Environment Psychology

The guide uses evidence from environmental psychology to cite areas of design that support better health and wellbeing of people residing in, working in and visiting prisons. Focusing on planning processes, construction methods, layout, materials, landscape, lighting & atmosphere and accessibility, the guidance was developed in direct consultation with prisoners and staff at the UK’s new prison programme.

While prison design has historically sought to deprive incarcerated people of their ‘sense of self’ recent findings suggest that supporting a strong and positive sense of identity is critical to the rehabilitative function of these spaces. Especially for those serving short sentences or nearing the end of longer terms, incarceration environments fostering a sense of normality, autonomy, positive growth and constructive social interactions are key to successful re-integration in society.

Recent studies have found significant wellbeing benefits from varying the light spectrum throughout the day in hospitals. Dynamic and diffused light, from both natural and artificial sources, positively impacts circadian system and is linked to increased visual comfort. Beyond optimising natural light resources, wellbeing can be enhanced through refining the intensity, quality, direction, variability and control of light sources. Simple arrangements such as providing task lighting in work spaces and curtains in living spaces enables control of lighting conditions, with great wellbeing benefits for workers and residents.

A regime with a responsibility for rehabilitation has to be equipped to motivate and encourage engagement, and then to be able to respond, reward and build on progress when it is being made. The prison service’s renewed focus on rehabilitation culture begins to recognise that for some individual’s lasting behaviour change, requires a level of personal growth of enormous magnitude, and is not a quick fix.

The mix of psychosocial issues, addictions and entrenched behaviours that contribute to recidivism can be only be overcome with constant encouragement, practice and psychological reinforcement over time, in prison and after release. As people pass through the prison system and back into the community, any one institution can never consider itself responsible for the beginning or end of a prisoner’s rehabilitative journey. A rehabilitation culture or ‘whole prison’ approach has been described as the institutional values, work practices, skill and behaviours needed and emphasises the role that networks and relationships have to play in supporting prisoners journey to active citizenship and desistance from crime. The contention here is that the design of the building has a role to play in the implementation of that culture.
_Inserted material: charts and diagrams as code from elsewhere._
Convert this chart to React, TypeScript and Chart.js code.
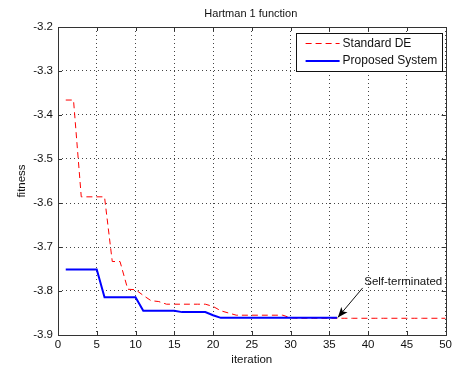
import React, { useEffect, useRef } from "react";
import { Chart, registerables } from "chart.js";

Chart.register(...registerables);

const iterations = [
  1, 2, 3, 4, 5, 6, 7, 8, 9, 10, 11, 12, 13, 14, 15, 16, 17, 18, 19, 20,
  21, 22, 23, 24, 25, 26, 27, 28, 29, 30, 31, 32, 33, 34, 35, 36, 37, 38, 39, 40,
  41, 42, 43, 44, 45, 46, 47, 48, 49, 50,
];

const standardDE = [
  -3.366, -3.366, -3.586, -3.586, -3.586, -3.586, -3.733, -3.733, -3.796, -3.797,
  -3.81, -3.822, -3.824, -3.83, -3.83, -3.83, -3.83, -3.83, -3.83, -3.835,
  -3.845, -3.85, -3.855, -3.855, -3.855, -3.855, -3.855, -3.855, -3.855, -3.861,
  -3.862, -3.862, -3.862, -3.862, -3.862, -3.862, -3.862, -3.862, -3.862, -3.862,
  -3.862, -3.862, -3.862, -3.862, -3.862, -3.862, -3.862, -3.862, -3.862, -3.862,
];

const proposedSystem = [
  -3.751, -3.751, -3.751, -3.751, -3.751, -3.814, -3.814, -3.814, -3.814, -3.814,
  -3.845, -3.845, -3.845, -3.845, -3.845, -3.848, -3.848, -3.848, -3.848, -3.855,
  -3.861, -3.861, -3.861, -3.861, -3.861, -3.861, -3.861, -3.861, -3.861, -3.861,
  -3.861, -3.861, -3.861, -3.861, -3.861, -3.861,
];

const seriesLabels = ["Standard DE", "Proposed System"];
const chartTitle = "Hartman 1 function";
const xTitle = "iteration";
const yTitle = "fitness";
const annotationText = "Self-terminated";

const FONT = "'Liberation Sans', Arial, sans-serif";

const matlabPlugin = {
  id: "matlabDecor",
  afterDraw(chart: any) {
    const { ctx, chartArea } = chart;
    const { left, right, top, bottom } = chartArea;
    const xs = chart.scales.x;
    const ys = chart.scales.y;
    ctx.save();
    // box
    ctx.strokeStyle = "#333";
    ctx.lineWidth = 1;
    ctx.setLineDash([]);
    ctx.strokeRect(Math.round(left) + 0.5, Math.round(top) + 0.5, Math.round(right - left), Math.round(bottom - top));

    // inward tick marks
    ctx.beginPath();
    for (const t of xs.ticks) {
      const px = Math.round(xs.getPixelForValue(t.value)) + 0.5;
      ctx.moveTo(px, bottom); ctx.lineTo(px, bottom - 4);
      ctx.moveTo(px, top); ctx.lineTo(px, top + 4);
    }
    for (const t of ys.ticks) {
      const py = Math.round(ys.getPixelForValue(t.value)) + 0.5;
      ctx.moveTo(left, py); ctx.lineTo(left + 4, py);
      ctx.moveTo(right, py); ctx.lineTo(right - 4, py);
    }
    ctx.stroke();

    // title
    ctx.fillStyle = "#111";
    ctx.font = `11px ${FONT}`;
    ctx.textAlign = "center";
    ctx.textBaseline = "middle";
    ctx.fillText(chartTitle, (left + right) / 2 - 1, 14);

    // legend
    const lx0 = right - 150;
    const ly0 = top + 6;
    const lw = 146;
    const lh = 38;
    ctx.fillStyle = "#fff";
    ctx.fillRect(lx0, ly0, lw, lh);
    ctx.strokeStyle = "#111";
    ctx.lineWidth = 1;
    ctx.strokeRect(Math.round(lx0) + 0.5, Math.round(ly0) + 0.5, lw, lh);
    const rows = [
      { y: ly0 + 10.5, color: "#ff0000", width: 1, dash: [6, 4] },
      { y: ly0 + 28, color: "#0000ff", width: 2, dash: [] as number[] },
    ];
    ctx.font = `12px ${FONT}`;
    ctx.textAlign = "left";
    rows.forEach((r, i) => {
      ctx.beginPath();
      ctx.strokeStyle = r.color;
      ctx.lineWidth = r.width;
      ctx.setLineDash(r.dash);
      ctx.moveTo(lx0 + 10, r.y);
      ctx.lineTo(lx0 + 44, r.y);
      ctx.stroke();
      ctx.setLineDash([]);
      ctx.fillStyle = "#111";
      ctx.fillText(seriesLabels[i], lx0 + 47, r.y);
    });

    // annotation
    ctx.fillStyle = "#111";
    ctx.font = `11.5px ${FONT}`;
    ctx.textAlign = "left";
    ctx.fillText(annotationText, xs.getPixelForValue(39.5), ys.getPixelForValue(-3.78));
    const ax0 = xs.getPixelForValue(39.3);
    const ay0 = ys.getPixelForValue(-3.793);
    const ax1 = xs.getPixelForValue(36.1);
    const ay1 = ys.getPixelForValue(-3.86);
    ctx.strokeStyle = "#111";
    ctx.lineWidth = 1;
    ctx.beginPath();
    ctx.moveTo(ax0, ay0);
    ctx.lineTo(ax1, ay1);
    ctx.stroke();
    const ang = Math.atan2(ay1 - ay0, ax1 - ax0);
    const len = 11;
    const spread = 0.38;
    ctx.fillStyle = "#000";
    ctx.beginPath();
    ctx.moveTo(ax1, ay1);
    ctx.lineTo(ax1 - len * Math.cos(ang - spread), ay1 - len * Math.sin(ang - spread));
    ctx.lineTo(ax1 - len * 0.7 * Math.cos(ang), ay1 - len * 0.7 * Math.sin(ang));
    ctx.lineTo(ax1 - len * Math.cos(ang + spread), ay1 - len * Math.sin(ang + spread));
    ctx.closePath();
    ctx.fill();
    ctx.restore();
  },
};

export default function App() {
  const ref = useRef<HTMLCanvasElement | null>(null);
  useEffect(() => {
    if (!ref.current) return;
    const chart = new Chart(ref.current, {
      type: "line",
      data: {
        datasets: [
          {
            label: seriesLabels[0],
            data: standardDE.map((v, i) => ({ x: iterations[i], y: v })),
            borderColor: "#ff0000",
            borderWidth: 1,
            borderDash: [6, 4],
            pointRadius: 0,
            tension: 0,
            fill: false,
            order: 1,
          },
          {
            label: seriesLabels[1],
            data: proposedSystem.map((v, i) => ({ x: iterations[i], y: v })),
            borderColor: "#0000ff",
            borderWidth: 2,
            pointRadius: 0,
            tension: 0,
            fill: false,
            order: 0,
          },
        ],
      },
      options: {
        responsive: false,
        animation: false,
        devicePixelRatio: 1,
        layout: { padding: { top: 27, right: 7, left: 0, bottom: 0 } },
        plugins: {
          legend: { display: false },
          tooltip: { enabled: false },
          title: { display: false },
        },
        scales: {
          x: {
            type: "linear",
            min: 0,
            max: 50,
            ticks: {
              stepSize: 5,
              color: "#111",
              font: { family: FONT, size: 11.5 },
              padding: 3,
              maxRotation: 0,
            },
            grid: { color: "#444", lineWidth: 1, drawTicks: false },
            border: { display: false, dash: [1, 3] },
            title: {
              display: true,
              text: xTitle,
              color: "#111",
              font: { family: FONT, size: 11.5 },
              padding: { top: 0, bottom: 0 },
            },
            afterFit: (s: any) => {
              s.height = 32;
            },
          },
          y: {
            type: "linear",
            min: -3.9,
            max: -3.2,
            ticks: {
              stepSize: 0.1,
              color: "#111",
              font: { family: FONT, size: 11.5 },
              padding: 5,
              callback: (v: any) => Number(v).toFixed(1),
            },
            grid: { color: "#444", lineWidth: 1, drawTicks: false },
            border: { display: false, dash: [1, 3] },
            title: {
              display: true,
              text: yTitle,
              color: "#111",
              font: { family: FONT, size: 11.5 },
              padding: { top: 15, bottom: 0 },
            },
            afterFit: (s: any) => {
              s.width = 58;
            },
          },
        },
      },
      plugins: [matlabPlugin],
    });
    return () => chart.destroy();
  }, []);
  return (
    <div style={{ position: "absolute", left: 0, top: 0, width: 455, height: 367, background: "#fff" }}>
      <canvas ref={ref} width={455} height={367} style={{ display: "block" }} />
    </div>
  );
}
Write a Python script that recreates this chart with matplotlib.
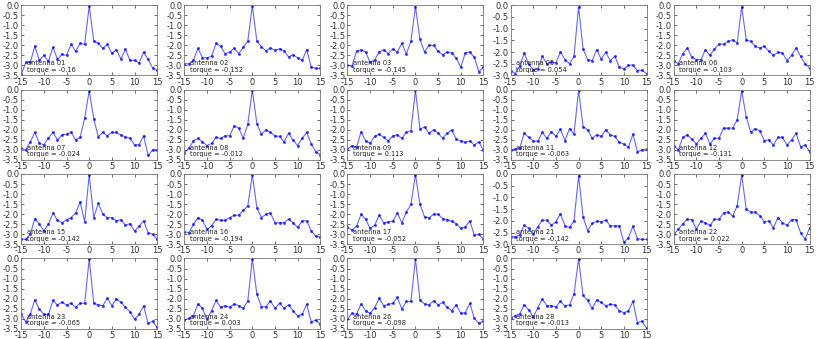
import numpy as np
import matplotlib
matplotlib.use("Agg")
import matplotlib.pyplot as plt
from matplotlib.ticker import MultipleLocator

# offsets -15..15
x = np.arange(-15, 16)

antennas = ["01", "02", "03", "05", "06",
            "07", "08", "09", "11", "12",
            "15", "16", "17", "21", "22",
            "23", "24", "26", "28"]

torques = ["-0.16", "-0.152", "-0.145", "0.054", "-0.103",
           "-0.024", "-0.012", "0.113", "-0.063", "-0.131",
           "-0.142", "-0.194", "-0.052", "-0.142", "0.022",
           "-0.065", "0.003", "-0.098", "-0.013"]

a01 = [-3.45, -2.85, -2.85, -2.05, -2.75, -2.5, -2.8, -2.1, -2.7, -2.45, -2.5, -1.95, -2.3, -1.9, -1.95, -0.05,
       -1.78, -1.9, -2.15, -1.95, -2.4, -2.22, -2.68, -2.2, -2.75, -2.75, -2.88, -2.35, -2.7, -3.12, -3.25]
a02 = [-2.92, -2.92, -2.75, -2.15, -2.62, -2.62, -2.55, -1.9, -2.05, -2.42, -2.33, -2.15, -2.42, -2.1, -1.8, -0.03,
       -1.78, -2.07, -2.27, -2.13, -2.25, -2.17, -2.27, -2.58, -2.47, -2.62, -2.75, -2.22, -3.08, -3.15, -3.15]
a03 = [-3.0, -3.03, -2.3, -2.22, -2.33, -2.85, -2.72, -2.33, -2.22, -2.42, -2.18, -2.33, -1.9, -2.43, -1.8, -0.08,
       -1.7, -2.33, -2.0, -2.0, -2.3, -2.47, -2.33, -2.38, -2.63, -3.1, -2.38, -2.33, -2.6, -3.32, -3.08]
a05 = [-2.79, -2.92, -2.6, -2.04, -2.53, -2.75, -2.72, -2.18, -2.5, -2.42, -2.46, -2.0, -2.32, -2.5, -2.18, -0.07,
       -1.87, -2.32, -2.37, -1.9, -2.3, -2.01, -2.37, -2.18, -2.65, -2.72, -2.56, -2.56, -2.79, -2.77, -2.92]
a06 = [-2.76, -2.92, -2.42, -2.13, -2.6, -2.71, -2.71, -2.22, -2.5, -2.18, -1.94, -1.94, -1.81, -1.72, -1.89, -0.08,
       -1.72, -1.81, -2.05, -2.13, -2.05, -2.3, -2.5, -2.35, -2.38, -2.76, -2.5, -2.13, -2.55, -2.92, -3.12]
a07 = [-2.92, -3.0, -2.6, -2.13, -2.68, -2.74, -2.42, -2.13, -2.5, -2.25, -2.22, -2.13, -2.5, -2.38, -1.43, -0.05,
       -1.45, -2.35, -2.13, -2.3, -2.13, -2.13, -2.27, -2.35, -2.43, -2.76, -2.74, -2.3, -3.28, -2.99, -3.0]
a08 = [-3.15, -2.92, -2.55, -2.43, -2.6, -2.79, -2.68, -2.38, -2.43, -2.3, -2.3, -1.81, -1.92, -2.43, -1.72, -0.03,
       -1.69, -2.22, -2.0, -2.13, -2.3, -2.33, -2.6, -2.18, -2.51, -2.79, -2.42, -2.13, -2.71, -3.09, -3.24]
a09 = [-2.96, -2.79, -2.87, -2.1, -2.55, -2.66, -2.33, -2.22, -2.38, -2.55, -2.3, -2.25, -2.42, -2.13, -2.05, -0.03,
       -1.97, -1.86, -2.17, -2.0, -2.17, -2.42, -2.17, -2.02, -2.47, -2.55, -2.63, -2.55, -2.76, -2.6, -3.02]
a11 = [-3.0, -2.96, -2.92, -2.18, -2.38, -2.55, -2.58, -2.13, -2.43, -2.1, -2.33, -1.97, -2.55, -1.94, -2.22, -0.03,
       -1.84, -2.0, -2.42, -2.25, -2.33, -2.0, -2.25, -2.33, -2.63, -2.71, -2.87, -2.22, -3.09, -3.0, -2.96]
a12 = [-2.79, -3.0, -2.38, -2.25, -2.47, -2.71, -2.43, -2.18, -2.71, -2.42, -2.42, -1.92, -1.92, -1.92, -1.51, -0.08,
       -1.35, -2.13, -1.94, -2.05, -2.55, -2.5, -2.76, -2.38, -2.38, -2.76, -2.51, -2.18, -2.84, -2.76, -3.09]
a15 = [-3.24, -3.25, -3.0, -2.22, -2.5, -2.82, -2.5, -1.94, -2.3, -2.42, -2.27, -2.17, -1.94, -1.4, -2.38, -0.03,
       -2.18, -1.45, -2.0, -2.17, -2.18, -2.33, -2.27, -2.55, -2.47, -2.84, -2.6, -2.33, -2.92, -3.0, -3.24]
a16 = [-2.87, -2.92, -2.51, -2.17, -2.3, -2.76, -2.58, -2.25, -2.3, -2.3, -2.17, -2.05, -2.05, -1.81, -1.59, -0.03,
       -1.67, -2.17, -2.0, -1.94, -2.43, -2.43, -2.42, -2.25, -2.42, -2.66, -2.33, -2.33, -2.82, -3.09, -3.15]
a17 = [-2.66, -2.79, -2.6, -2.0, -2.25, -2.71, -2.55, -2.05, -2.43, -2.38, -2.35, -1.94, -2.43, -1.89, -1.51, -0.03,
       -1.51, -2.13, -2.18, -2.0, -2.0, -2.22, -2.27, -2.35, -2.47, -2.71, -2.63, -2.33, -3.04, -3.0, -3.24]
a21 = [-2.68, -2.68, -2.6, -2.18, -2.32, -2.56, -2.25, -1.97, -1.97, -2.18, -2.04, -1.69, -2.21, -2.28, -2.0, -0.07,
       -1.83, -2.42, -2.11, -2.01, -2.04, -1.97, -2.21, -2.21, -2.21, -2.92, -2.72, -2.23, -2.75, -2.79, -2.79]
a22 = [-3.0, -2.76, -2.47, -2.25, -2.27, -2.74, -2.35, -2.43, -2.55, -2.25, -2.25, -1.94, -1.89, -2.1, -1.59, -0.03,
       -1.76, -1.89, -1.89, -2.08, -2.38, -2.33, -2.68, -2.17, -2.42, -2.55, -2.27, -2.27, -2.92, -3.24, -2.68]
a23 = [-2.78, -3.15, -2.76, -2.06, -2.53, -2.78, -2.78, -2.09, -2.31, -2.18, -2.31, -2.23, -2.43, -2.23, -2.23, -0.02,
       -2.23, -2.31, -2.35, -1.98, -2.35, -2.01, -2.18, -2.43, -2.65, -3.02, -2.78, -2.35, -3.23, -3.12, -3.43]
a24 = [-3.07, -2.98, -2.85, -2.26, -2.48, -3.03, -2.6, -2.09, -2.43, -2.35, -2.43, -2.26, -2.35, -2.48, -2.11, -0.01,
       -1.78, -2.4, -2.4, -2.11, -2.48, -2.23, -2.48, -2.31, -2.6, -2.86, -2.78, -2.28, -3.15, -3.07, -3.27]
a26 = [-3.02, -2.73, -2.78, -2.26, -2.61, -2.73, -2.45, -1.98, -2.35, -2.28, -2.23, -1.94, -2.51, -2.14, -2.14, -0.02,
       -2.06, -2.26, -2.31, -2.11, -2.31, -2.19, -2.43, -2.6, -2.31, -2.73, -2.7, -2.23, -2.98, -3.23, -3.12]
a28 = [-2.98, -2.85, -2.76, -2.31, -2.56, -2.93, -2.45, -2.01, -2.35, -2.35, -2.4, -2.14, -2.36, -2.31, -1.76, -0.02,
       -1.84, -2.09, -2.48, -2.06, -2.19, -2.35, -2.28, -2.31, -2.6, -2.7, -2.6, -2.14, -3.2, -3.12, -3.48]

series = [a01, a02, a03, a05, a06, a07, a08, a09, a11, a12,
          a15, a16, a17, a21, a22, a23, a24, a26, a28]

plt.rcParams["axes.autolimit_mode"] = "round_numbers"
plt.rcParams["axes.xmargin"] = 0
plt.rcParams["axes.ymargin"] = 0
plt.rcParams["axes.unicode_minus"] = False
plt.rcParams["xtick.direction"] = "in"
plt.rcParams["ytick.direction"] = "in"
plt.rcParams["xtick.top"] = True
plt.rcParams["ytick.right"] = True

fig, axes = plt.subplots(4, 5, figsize=(8.17, 3.39), dpi=100)
fig.subplots_adjust(left=0.026, right=0.991, top=0.985, bottom=0.03, wspace=0.2, hspace=0.2)

for i, ax in enumerate(axes.flat):
    if i >= len(series):
        ax.axis("off")
        continue
    ax.plot(x, series[i], color="b", alpha=0.6, lw=0.8, marker=".", markersize=2.5)
    ax.xaxis.set_major_locator(MultipleLocator(5))
    ax.yaxis.set_major_locator(MultipleLocator(0.5))
    ax.tick_params(labelsize=6, length=2.5, width=0.5, pad=1.5, colors="#333333")
    for s in ax.spines.values():
        s.set_linewidth(0.6)
        s.set_color("#777777")
    ax.text(0.04, 0.05, "antenna %s\ntorque = %s" % (antennas[i], torques[i]),
            transform=ax.transAxes, fontsize=4.8, color="#222222", linespacing=1.1)

fig.savefig("out.png")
According to Matter, lighting in prisons typically consist of direct, undimmable and consistent colour artificial lighting. This can be straining when exposed to for long periods of time, creating stressful environments for all building users. Additionally, consistent, unvaried lighting of spaces reinforces the sense of institutionalisation and monotony.

The solution to this is to introduce diffused, indirect, varied colour temperature lighting, which is generally considered as good design practice across different building types. In areas requiring high lighting levels for undertaking tasks, this should be in addition to, not instead of other sources of light. See LYA’s product solutions.

Industry standards should be applied within prisons, such as the Society of Light and Lighting standards (CIBSE). Modern LED light fittings should be used for energy efficiency and low maintenance. These can provide variable colours and can readily be used to provide task lighting, ambient lighting and wall and ceiling lighting to achieve variation between spaces.